Maybe someday I’ll meet them/him/her and all will–or will not–be revealed. I really don’t care either way, as long as the person doesn’t become mortally offended if there are slip-ups with new people. (Okay, I just googled it. Apparently the spouse is female.)O brave new world!
Is anyone else’s head spinning?
I have a few trans friends and several acquaintances but there’s one person (male to female) who is bound and determined to get offended. I recently sent out a change-of-address mass email and used old email lists in compiling the recipients. I accidentally used her old email address which contained her old (male) name. She got very angry with me and I apologized profusely for the error. Now she’s apparently not speaking to me. (We had had dinner several times after her transition, and I had always used the correct name, pronoun, email address, etc. She had to have known it was just a slip up on a mass email list, not an intentional slight).

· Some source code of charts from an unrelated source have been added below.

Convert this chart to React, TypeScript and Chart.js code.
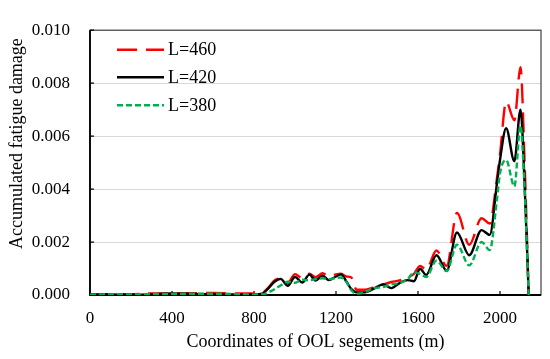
import React, { useEffect, useRef } from "react";
import { Chart, registerables } from "chart.js";

Chart.register(...registerables);

// Coordinates along the OOL (m)
const coords = [
  0, 100, 200, 300, 400, 500, 600, 700, 800, 840, 870, 900, 930, 965,
  1000, 1035, 1070, 1100, 1135, 1165, 1200, 1225, 1250, 1275, 1300,
  1340, 1380, 1430, 1470, 1510, 1550, 1580, 1610, 1640, 1690, 1740,
  1790, 1850, 1910, 1950, 1985, 2000, 2030, 2070, 2100, 2120, 2140,
];

const damageL460 = [
  0.00002, 0.00003, 0.00003, 0.00006, 0.00006, 0.00007, 0.00008, 0.00006, 0.00006, 0.00008, 0.00028, 0.00055, 0.00063, 0.00046,
  0.00079, 0.00064, 0.0008, 0.00067, 0.00082, 0.0007, 0.00078, 0.0008, 0.0007, 0.00066, 0.0002,
  0.0002, 0.00028, 0.0004, 0.00049, 0.00055, 0.00068, 0.0008, 0.0011, 0.00096, 0.00168, 0.0011,
  0.0031, 0.0019, 0.0029, 0.0027, 0.0044, 0.0053, 0.0073, 0.0066, 0.0086, 0.005, 0,
];

const damageL420 = [
  0.00001, 0.00002, 0.00001, 0.00003, 0.00006, 0.00004, 0.00003, 0.00002, 0.00002, 0.00005, 0.00025, 0.0005, 0.00061, 0.00035,
  0.00068, 0.00047, 0.00077, 0.00055, 0.00073, 0.00056, 0.0007, 0.00078, 0.00052, 0.00022, 0.0001,
  0.0001, 0.00022, 0.0004, 0.00026, 0.00045, 0.00056, 0.00052, 0.00099, 0.00076, 0.0015, 0.00092,
  0.00236, 0.0015, 0.00245, 0.00227, 0.0042, 0.0051, 0.0063, 0.00505, 0.0070, 0.0042, 0,
];

const damageL380 = [
  0.00001, 0.00002, 0.00002, 0.00004, 0.00004, 0.00005, 0.00005, 0.00004, 0.00002, 0.00002, 0.0001, 0.00022, 0.00036, 0.0005,
  0.00046, 0.00058, 0.00055, 0.0006, 0.00063, 0.0006, 0.00064, 0.00066, 0.0005, 0.00018, 0.00005,
  0.0001, 0.00025, 0.0003, 0.0004, 0.00045, 0.0006, 0.00085, 0.0008, 0.00068, 0.0013, 0.0009,
  0.0019, 0.00112, 0.002, 0.0017, 0.0036, 0.0046, 0.0051, 0.0041, 0.0064, 0.004, 0,
];

const seriesLabels = ["L=460", "L=420", "L=380"];
const seriesColors = ["#ff0000", "#000000", "#00b050"];
const seriesDashes: number[][] = [[20, 9], [], [6, 3]];

const xTitle = "Coordinates of OOL segements (m)";
const yTitle = "Accumulated fatigue damage";
const FONT = '"Liberation Serif", "Times New Roman", serif';

const framePlugin = {
  id: "frameAndText",
  beforeDraw(chart: any) {
    const { ctx, width, height } = chart;
    ctx.save();
    ctx.fillStyle = "#ffffff";
    ctx.fillRect(0, 0, width, height);
    ctx.restore();
  },
  beforeDatasetsDraw(chart: any) {
    const { ctx, chartArea, scales } = chart;
    const { left, right, top, bottom } = chartArea;
    ctx.save();
    ctx.strokeStyle = "#404040";
    ctx.lineWidth = 1.2;
    ctx.strokeRect(left, top, right - left, bottom - top);
    ctx.strokeStyle = "#000000";
    ctx.lineWidth = 1.8;
    ctx.beginPath();
    ctx.moveTo(left, top);
    ctx.lineTo(left, bottom);
    ctx.lineTo(right, bottom);
    ctx.stroke();
    ctx.lineWidth = 1.2;
    ctx.beginPath();
    scales.x.ticks.forEach((t: any) => {
      const px = scales.x.getPixelForValue(t.value);
      ctx.moveTo(px, bottom);
      ctx.lineTo(px, bottom - 4);
    });
    scales.y.ticks.forEach((t: any) => {
      const py = scales.y.getPixelForValue(t.value);
      ctx.moveTo(left, py);
      ctx.lineTo(left + 4, py);
    });
    ctx.stroke();
    ctx.restore();
  },
  afterDraw(chart: any) {
    const { ctx, chartArea } = chart;
    const { left, right, top, bottom } = chartArea;
    ctx.save();
    ctx.fillStyle = "#000000";
    ctx.font = `18px ${FONT}`;
    ctx.textAlign = "center";
    ctx.textBaseline = "alphabetic";
    ctx.fillText(xTitle, (left + right) / 2, bottom + 52);
    ctx.save();
    ctx.translate(21.5, (top + bottom) / 2 - 19);
    ctx.rotate(-Math.PI / 2);
    ctx.fillText(yTitle, 0, 0);
    ctx.restore();

    // legend
    const rows = [top + 19.5, top + 47, top + 75];
    seriesLabels.forEach((label, i) => {
      ctx.save();
      ctx.strokeStyle = seriesColors[i];
      ctx.lineWidth = 2.5;
      ctx.setLineDash(seriesDashes[i]);
      ctx.beginPath();
      ctx.moveTo(left + 27, rows[i]);
      ctx.lineTo(left + 74, rows[i]);
      ctx.stroke();
      ctx.restore();
      ctx.textAlign = "left";
      ctx.textBaseline = "middle";
      ctx.font = `18px ${FONT}`;
      ctx.fillStyle = "#000000";
      ctx.fillText(label, left + 78, rows[i] + 1);
    });
    ctx.restore();
  },
};

export default function App() {
  const canvasRef = useRef<HTMLCanvasElement | null>(null);

  useEffect(() => {
    const canvas = canvasRef.current;
    if (!canvas) return;
    const series = [damageL460, damageL420, damageL380];
    const chart = new Chart(canvas, {
      type: "line",
      data: {
        datasets: series.map((vals, i) => ({
          label: seriesLabels[i],
          data: coords.map((x, j) => ({ x, y: vals[j] })),
          borderColor: seriesColors[i],
          borderWidth: 2.4,
          borderDash: seriesDashes[i],
          pointRadius: 0,
          fill: false,
          cubicInterpolationMode: "monotone" as const,
          order: 3 - i,
        })),
      },
      options: {
        responsive: false,
        animation: false,
        devicePixelRatio: 1,
        layout: { padding: { top: 15, right: 9, left: 0, bottom: 0 } },
        plugins: {
          legend: { display: false },
          tooltip: { enabled: false },
        },
        scales: {
          x: {
            type: "linear",
            min: 0,
            max: 2200,
            ticks: {
              stepSize: 400,
              includeBounds: false,
              autoSkip: false,
              maxRotation: 0,
              padding: 13,
              color: "#000000",
              font: { family: FONT, size: 17 },
              callback: (v: any) => String(Math.round(Number(v))),
            },
            grid: { display: false, drawTicks: false },
            border: { display: false },
            afterFit: (s: any) => {
              s.height = 64;
            },
          },
          y: {
            type: "linear",
            min: 0,
            max: 0.01,
            ticks: {
              stepSize: 0.002,
              padding: 20,
              color: "#000000",
              font: { family: FONT, size: 17 },
              callback: (v: any) => Number(v).toFixed(3),
            },
            grid: { color: "#d9d9d9", lineWidth: 1, drawTicks: false },
            border: { display: false },
            afterFit: (s: any) => {
              s.width = 90;
            },
          },
        },
      },
      plugins: [framePlugin],
    });
    return () => chart.destroy();
  }, []);

  return (
    <div style={{ position: "absolute", left: 0, top: 0, width: 550, height: 359 }}>
      <canvas ref={canvasRef} width={550} height={359} style={{ display: "block" }} />
    </div>
  );
}
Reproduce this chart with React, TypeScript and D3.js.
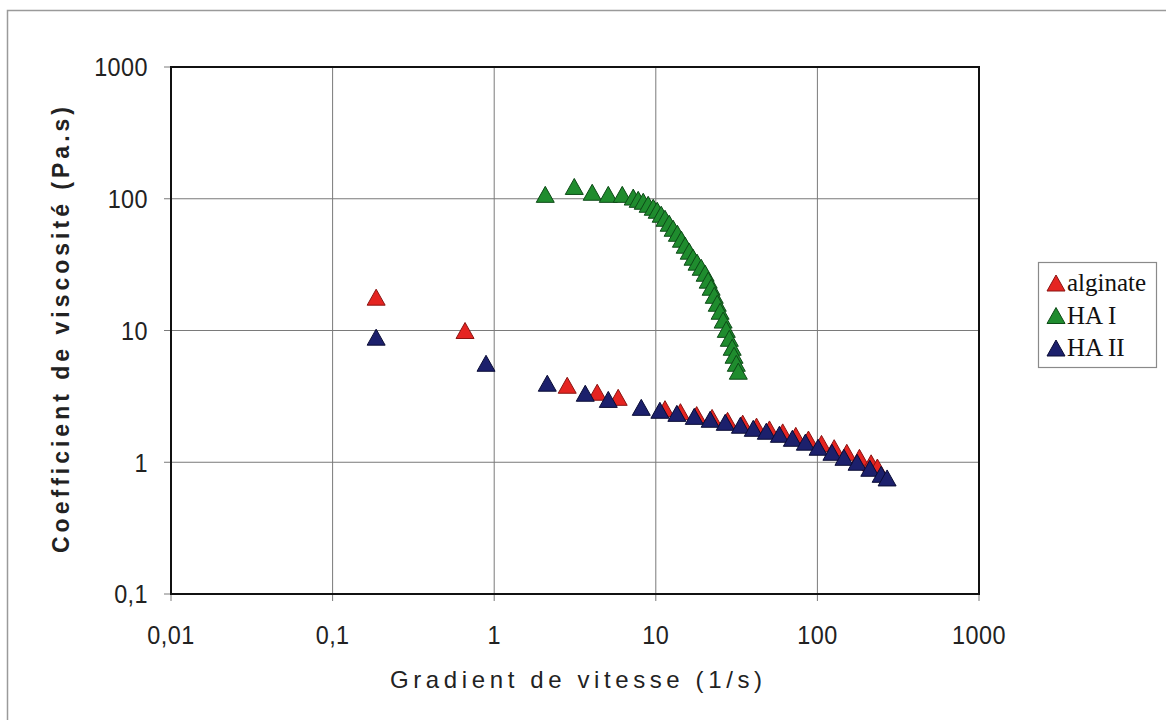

I don’t know, I don’t think it’s that hard to just accept and respect others’ gender identity and preferred pronouns. I don’t personally find a need to dissect it that much, and most people can tell if you’re trying and only unintentionally slipping up (but then, of course, there are those who will feel slighted by any accident anyway).
There are people who are bound and determined to get offended no matter what adjectives are attached to them.
Hell, my MIL was deeply offended yesterday by the fact that Greek Mythology was in the “History” section of Trivia Crack because “Greek mythology isn’t history!” but was totally cool with Christian mythology being there because the Bible is fact.
Those people aren’t worth your effort IMO.